* What you will do: Copy the lines of the data below exactly, starting at the first and stopping after the line that contains "plt.rcParams['font.family'] = ['Liberation"; include no pictures.
* begin *
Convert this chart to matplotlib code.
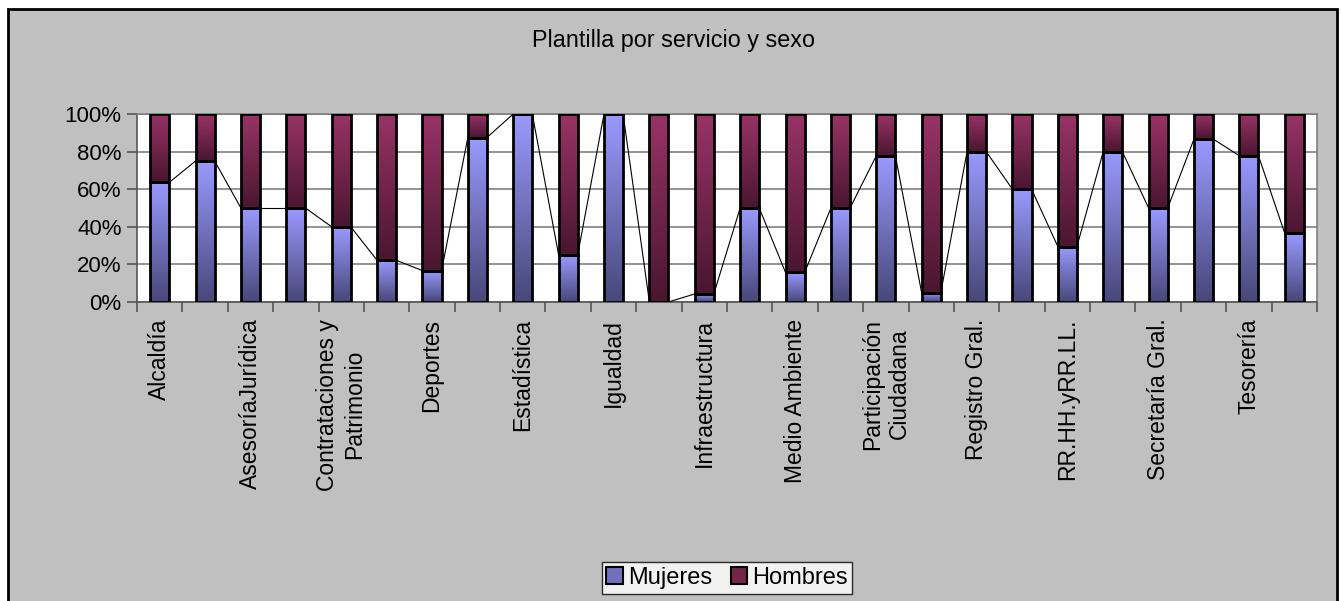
import numpy as np
import matplotlib
matplotlib.use('Agg')
import matplotlib.pyplot as plt
from matplotlib.patches import Rectangle, Patch
from matplotlib.colors import LinearSegmentedColormap

plt.rcParams['font.family'] = ['Liberation Sans', 'DejaVu Sans']

# ---- data ----
TITLE = 'Plantilla por servicio y sexo'
servicios = [
    'Alcaldía', 'Archivo', 'AsesoríaJurídica', 'Cementerio',
    'Contrataciones y\nPatrimonio', 'Cultura', 'Deportes', 'Educación',
    'Estadística', 'Fiestas', 'Igualdad', 'Informática',
    'Infraestructura', 'Juventud', 'Medio Ambiente', 'Mercado',
    'Participación\nCiudadana', 'Policía Local', 'Registro Gral.', 'Rentas',
    'RR.HH.yRR.LL.', 'Sanidad', 'Secretaría Gral.', 'Servicios Sociales',
    'Tesorería', 'Urbanismo',
]
mujeres = [0.636, 0.75, 0.50, 0.50, 0.40, 0.222, 0.167, 0.875, 1.0, 0.25,
           1.0, 0.0, 0.043, 0.50, 0.157, 0.50, 0.778, 0.048, 0.80, 0.60,
           0.295, 0.80, 0.50, 0.867, 0.778, 0.365]
hombres = [1 - m for m in mujeres]
y_ticks = [0, 0.2, 0.4, 0.6, 0.8, 1.0]
y_labels = ['0%', '20%', '40%', '60%', '80%', '100%']
# ---------------------------------------

W, H = 1341, 601
fig = plt.figure(figsize=(W / 100, H / 100), dpi=100, facecolor='white')

# grey chart area with black frame
fig.patches.append(Rectangle((8 / W, -0.02), 1329 / W, (H - 9) / H + 0.02,
                             transform=fig.transFigure, facecolor='#c0c0c0',
                             edgecolor='black', lw=2, zorder=-10))

ax = fig.add_axes([137 / W, 299 / H, 1180 / W, 188 / H])
ax.set_facecolor('white')

x = np.arange(len(servicios))
bw = 0.42
b_m = ax.bar(x, mujeres, bw, facecolor='none', edgecolor='black', lw=2, zorder=4)
b_h = ax.bar(x, hombres, bw, bottom=mujeres, facecolor='none',
             edgecolor='black', lw=2, zorder=4)

cm_m = LinearSegmentedColormap.from_list('m', ['#48487a', '#9999ff'])
cm_h = LinearSegmentedColormap.from_list('h', ['#4a1630', '#993366'])
grad = np.linspace(0, 1, 64).reshape(-1, 1)

def fill_gradient(bars, cmap):
    for p in bars.patches:
        if p.get_height() <= 0:
            continue
        x0, y0 = p.get_x(), p.get_y()
        ax.imshow(grad, cmap=cmap, origin='lower', aspect='auto',
                  extent=[x0, x0 + p.get_width(), y0, y0 + p.get_height()],
                  zorder=3, interpolation='bilinear')

fill_gradient(b_m, cm_m)
fill_gradient(b_h, cm_h)

# series lines between the tops of the Mujeres segments
for i in range(len(x) - 1):
    ax.plot([x[i] + bw / 2, x[i + 1] - bw / 2], [mujeres[i], mujeres[i + 1]],
            color='black', lw=0.8, zorder=5)

ax.set_xlim(-0.5, len(x) - 0.5)
ax.set_ylim(0, 1)

ax.set_yticks(y_ticks)
ax.set_yticklabels(y_labels, fontsize=16)
ax.yaxis.grid(True, color='#808080', lw=1.2, zorder=1)
ax.set_axisbelow(True)
ax.tick_params(axis='y', length=7, width=1.2, color='#555555', pad=4)

ax.set_xticks(np.arange(len(x) + 1) - 0.5)
ax.set_xticklabels([])
ax.tick_params(axis='x', which='major', length=7, width=1.2, color='#555555')
ax.set_xticks(x[::2], minor=True)
ax.set_xticklabels(servicios[::2], minor=True, rotation=90, fontsize=16.5,
                   ha='center', va='top', multialignment='center')
ax.tick_params(axis='x', which='minor', length=0, pad=12)

for s in ['left', 'bottom']:
    ax.spines[s].set_color('#555555')
    ax.spines[s].set_linewidth(1.2)
for s in ['top', 'right']:
    ax.spines[s].set_color('#808080')
    ax.spines[s].set_linewidth(1.2)

fig.text(673 / W, 1 - 41 / H, TITLE, ha='center', va='center', fontsize=16.8)

handles = [Patch(facecolor='#7070c0', edgecolor='black', lw=1.5),
           Patch(facecolor='#742548', edgecolor='black', lw=1.5)]
leg = fig.legend(handles, ['Mujeres', 'Hombres'], loc='center',
                 bbox_to_anchor=(727 / W, 1 - 578 / H), ncol=2, fontsize=17,
                 frameon=True, fancybox=False, edgecolor='black',
                 handlelength=0.7, handleheight=0.7, handletextpad=0.2,
                 columnspacing=0.8, borderpad=0.2, borderaxespad=0)
leg.get_frame().set_linewidth(1)

fig.savefig('out.png', dpi=100, facecolor=fig.get_facecolor())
* end *
* Task result:
Convert this chart to matplotlib code.
import numpy as np
import matplotlib
matplotlib.use('Agg')
import matplotlib.pyplot as plt
from matplotlib.patches import Rectangle, Patch
from matplotlib.colors import LinearSegmentedColormap

plt.rcParams['font.family'] = ['Liberation Sans', 'DejaVu Sans']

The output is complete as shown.